On the graduate level, American University of Sharjah offers:
- Master of Science in Mathematics
- Master of Science in Accounting
- Master of Science in Chemical Engineering
- Master of Science in Civil Engineering
- Master of Science in Computer Engineering
- Master of Science in Electrical Engineering
- Master of Science in Engineering Systems Management
- Master of Science in Mechanical Engineering
- Master of Science in Mechatronics Engineering
For student who are interested to pursue STEM education but cannot afford it due to financial difficulties, organizations such as The Abdulla Al Ghurair Foundation for Education are making funds available to qualifying students to be able to go to university and pursue STEM education.
The Foundation is devoted to equipping Arab youth with the knowledge and skills they need to fulfil their promise as the future leaders of the region. With an investment of 1.1 Billion USD (AED 4.2 Billion), it aims to provide high-achieving, underserved Emirati and Arab youth access to educational opportunities, through dedicated scholarship programs.
The Abdulla Al Ghurair Foundation for Education has committed to reaching a minimum of 15,000 promising Arab youth interested in pursuing STEM education over the next ten years, as well as supporting 5,000 high-achieving grade 11 and 12 Emirati students at public schools, preparing them to study STEM in top universities.
As much as it is exciting to push for STEM education, it is important, however, for academic institutions and other stakeholders to ensure that we do not repeat what has happened in the past, where, in our enthusiasm to promote STEM, we have left the liberal arts behind. Understandably, the push for STEM was triggered by market needs among other factors, however, a balance is needed, to avoid repeating a similar scenario in the future.
One method of achieving that is through setting education requirements for undergraduates that cover both areas of education. That is something that American University of Sharjah practices. Students at the AUS College of Engineering are required to complete courses in liberal arts, whilst at the same time ensuring that the quality of engineering-specific courses offered to them at AUS help them capable of competing with those of their international counterparts. Keeping market needs in mind, AUS offers a Master of Science in Engineering Systems Management degree, which provides students with business skills critical to their success as future engineers.
At American University of Sharjah, we understand that it is our responsibility to find a balance in supporting market needs and ensuring that we produce well-rounded graduates as well.

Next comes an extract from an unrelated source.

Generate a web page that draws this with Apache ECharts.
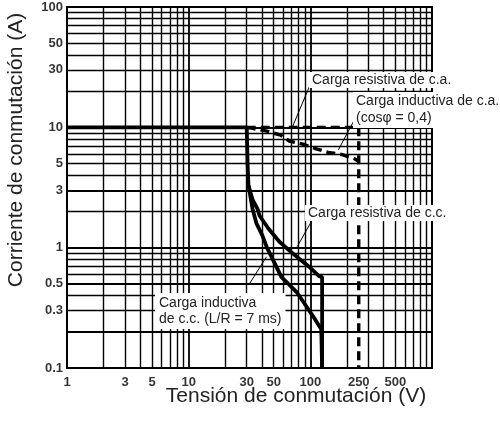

For example, a science student can also be an artist, and at the same time, a journalism student can be fascinated by scientific experiments. We, humans, are complex beings, and our brains are created to allow us to experience multiple facets of this life. That is why at AUS we try not to condition our students into pursuing one interest, exclusive of another. Instead, we do our best to focus on providing an all-inclusive education, not only to avoid future gaps in the market, but to create a more interesting, and dynamic world to live in.